Every line below should be copied exactly; drop the pictures.
--- Start of Supplied material ---
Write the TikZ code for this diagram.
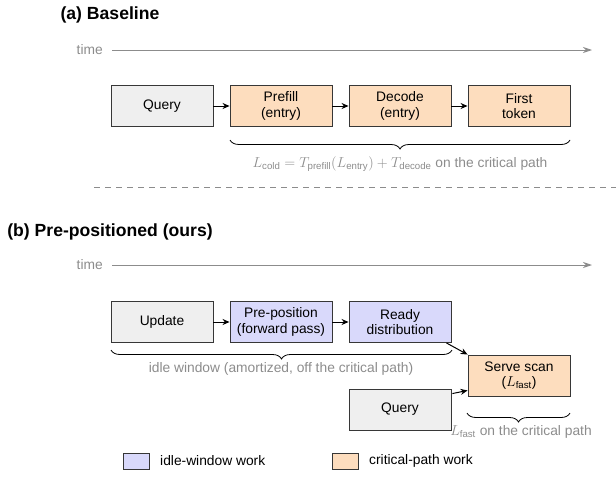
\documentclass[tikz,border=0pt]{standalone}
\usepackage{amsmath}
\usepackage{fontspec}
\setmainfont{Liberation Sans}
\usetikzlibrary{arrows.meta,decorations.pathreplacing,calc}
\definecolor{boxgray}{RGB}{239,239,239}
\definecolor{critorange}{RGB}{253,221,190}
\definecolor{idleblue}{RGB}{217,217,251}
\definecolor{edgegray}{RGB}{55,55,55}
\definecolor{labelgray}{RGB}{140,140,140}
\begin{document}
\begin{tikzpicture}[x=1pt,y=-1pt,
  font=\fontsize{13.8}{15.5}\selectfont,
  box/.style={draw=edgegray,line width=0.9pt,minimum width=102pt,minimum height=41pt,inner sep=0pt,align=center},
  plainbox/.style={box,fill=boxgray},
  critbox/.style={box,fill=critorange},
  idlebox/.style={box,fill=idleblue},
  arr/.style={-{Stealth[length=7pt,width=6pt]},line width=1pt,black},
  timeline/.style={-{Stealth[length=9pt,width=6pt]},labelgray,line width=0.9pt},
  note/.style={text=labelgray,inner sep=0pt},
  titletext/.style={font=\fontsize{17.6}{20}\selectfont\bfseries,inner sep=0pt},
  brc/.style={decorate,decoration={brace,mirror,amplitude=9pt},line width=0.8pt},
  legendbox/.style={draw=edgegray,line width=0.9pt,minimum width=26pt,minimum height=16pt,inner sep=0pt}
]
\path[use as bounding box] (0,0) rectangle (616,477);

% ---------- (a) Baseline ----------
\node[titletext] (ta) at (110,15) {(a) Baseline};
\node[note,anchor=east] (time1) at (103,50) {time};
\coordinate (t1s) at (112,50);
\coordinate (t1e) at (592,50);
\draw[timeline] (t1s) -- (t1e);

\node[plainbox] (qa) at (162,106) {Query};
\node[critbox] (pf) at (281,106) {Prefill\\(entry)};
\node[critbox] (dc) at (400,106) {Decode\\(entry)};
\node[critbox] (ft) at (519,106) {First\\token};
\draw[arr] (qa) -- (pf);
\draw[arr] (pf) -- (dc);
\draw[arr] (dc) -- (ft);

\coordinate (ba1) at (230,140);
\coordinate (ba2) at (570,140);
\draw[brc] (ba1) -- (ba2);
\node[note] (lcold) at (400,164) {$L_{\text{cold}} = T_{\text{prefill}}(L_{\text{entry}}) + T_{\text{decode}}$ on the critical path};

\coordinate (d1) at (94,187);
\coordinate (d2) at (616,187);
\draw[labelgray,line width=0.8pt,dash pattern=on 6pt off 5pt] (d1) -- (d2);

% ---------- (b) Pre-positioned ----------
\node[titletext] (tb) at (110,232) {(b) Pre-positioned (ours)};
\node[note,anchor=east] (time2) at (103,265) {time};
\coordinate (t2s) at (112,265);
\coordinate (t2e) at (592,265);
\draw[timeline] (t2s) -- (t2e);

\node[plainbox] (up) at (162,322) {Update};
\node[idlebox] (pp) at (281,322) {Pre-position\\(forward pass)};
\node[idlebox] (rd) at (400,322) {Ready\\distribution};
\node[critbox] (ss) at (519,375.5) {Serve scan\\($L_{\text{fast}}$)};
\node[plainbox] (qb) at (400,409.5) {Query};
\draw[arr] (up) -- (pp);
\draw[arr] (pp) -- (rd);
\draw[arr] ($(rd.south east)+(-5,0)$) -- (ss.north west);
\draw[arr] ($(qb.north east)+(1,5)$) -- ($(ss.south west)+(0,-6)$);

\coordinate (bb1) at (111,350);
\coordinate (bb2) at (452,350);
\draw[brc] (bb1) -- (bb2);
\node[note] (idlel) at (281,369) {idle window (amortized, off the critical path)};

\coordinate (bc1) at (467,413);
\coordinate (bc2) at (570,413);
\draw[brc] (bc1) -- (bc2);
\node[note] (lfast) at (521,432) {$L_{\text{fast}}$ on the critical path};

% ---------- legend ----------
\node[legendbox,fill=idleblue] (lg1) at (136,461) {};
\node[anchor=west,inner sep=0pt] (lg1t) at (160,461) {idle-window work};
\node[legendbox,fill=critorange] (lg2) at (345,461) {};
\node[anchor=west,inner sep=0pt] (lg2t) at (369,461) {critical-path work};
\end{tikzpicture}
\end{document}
--- End of Supplied material ---
_Response to the exercise_
Write the TikZ code for this diagram.
\documentclass[tikz,border=0pt]{standalone}
\usepackage{amsmath}
\usepackage{fontspec}
\setmainfont{Liberation Sans}
\usetikzlibrary{arrows.meta,decorations.pathreplacing,calc}
\definecolor{boxgray}{RGB}{239,239,239}
\definecolor{critorange}{RGB}{253,221,190}
\definecolor{idleblue}{RGB}{217,217,251}
\definecolor{edgegray}{RGB}{55,55,55}
\definecolor{labelgray}{RGB}{140,140,140}
\begin{document}
\begin{tikzpicture}[x=1pt,y=-1pt,
  font=\fontsize{13.8}{15.5}\selectfont,
  box/.style={draw=edgegray,line width=0.9pt,minimum width=102pt,minimum height=41pt,inner sep=0pt,align=center},
  plainbox/.style={box,fill=boxgray},
  critbox/.style={box,fill=critorange},
  idlebox/.style={box,fill=idleblue},
  arr/.style={-{Stealth[length=7pt,width=6pt]},line width=1pt,black},
  timeline/.style={-{Stealth[length=9pt,width=6pt]},labelgray,line width=0.9pt},
  note/.style={text=labelgray,inner sep=0pt},
  titletext/.style={font=\fontsize{17.6}{20}\selectfont\bfseries,inner sep=0pt},
  brc/.style={decorate,decoration={brace,mirror,amplitude=9pt},line width=0.8pt},
  legendbox/.style={draw=edgegray,line width=0.9pt,minimum width=26pt,minimum height=16pt,inner sep=0pt}
]
\path[use as bounding box] (0,0) rectangle (616,477);

% ---------- (a) Baseline ----------
\node[titletext] (ta) at (110,15) {(a) Baseline};
\node[note,anchor=east] (time1) at (103,50) {time};
\coordinate (t1s) at (112,50);
\coordinate (t1e) at (592,50);
\draw[timeline] (t1s) -- (t1e);

\node[plainbox] (qa) at (162,106) {Query};
\node[critbox] (pf) at (281,106) {Prefill\\(entry)};
\node[critbox] (dc) at (400,106) {Decode\\(entry)};
\node[critbox] (ft) at (519,106) {First\\token};
\draw[arr] (qa) -- (pf);
\draw[arr] (pf) -- (dc);
\draw[arr] (dc) -- (ft);

\coordinate (ba1) at (230,140);
\coordinate (ba2) at (570,140);
\draw[brc] (ba1) -- (ba2);
\node[note] (lcold) at (400,164) {$L_{\text{cold}} = T_{\text{prefill}}(L_{\text{entry}}) + T_{\text{decode}}$ on the critical path};

\coordinate (d1) at (94,187);
\coordinate (d2) at (616,187);
\draw[labelgray,line width=0.8pt,dash pattern=on 6pt off 5pt] (d1) -- (d2);

% ---------- (b) Pre-positioned ----------
\node[titletext] (tb) at (110,232) {(b) Pre-positioned (ours)};
\node[note,anchor=east] (time2) at (103,265) {time};
\coordinate (t2s) at (112,265);
\coordinate (t2e) at (592,265);
\draw[timeline] (t2s) -- (t2e);

\node[plainbox] (up) at (162,322) {Update};
\node[idlebox] (pp) at (281,322) {Pre-position\\(forward pass)};
\node[idlebox] (rd) at (400,322) {Ready\\distribution};
\node[critbox] (ss) at (519,375.5) {Serve scan\\($L_{\text{fast}}$)};
\node[plainbox] (qb) at (400,409.5) {Query};
\draw[arr] (up) -- (pp);
\draw[arr] (pp) -- (rd);
\draw[arr] ($(rd.south east)+(-5,0)$) -- (ss.north west);
\draw[arr] ($(qb.north east)+(1,5)$) -- ($(ss.south west)+(0,-6)$);

\coordinate (bb1) at (111,350);
\coordinate (bb2) at (452,350);
\draw[brc] (bb1) -- (bb2);
\node[note] (idlel) at (281,369) {idle window (amortized, off the critical path)};

\coordinate (bc1) at (467,413);
\coordinate (bc2) at (570,413);
\draw[brc] (bc1) -- (bc2);
\node[note] (lfast) at (521,432) {$L_{\text{fast}}$ on the critical path};

% ---------- legend ----------
\node[legendbox,fill=idleblue] (lg1) at (136,461) {};
\node[anchor=west,inner sep=0pt] (lg1t) at (160,461) {idle-window work};
\node[legendbox,fill=critorange] (lg2) at (345,461) {};
\node[anchor=west,inner sep=0pt] (lg2t) at (369,461) {critical-path work};
\end{tikzpicture}
\end{document}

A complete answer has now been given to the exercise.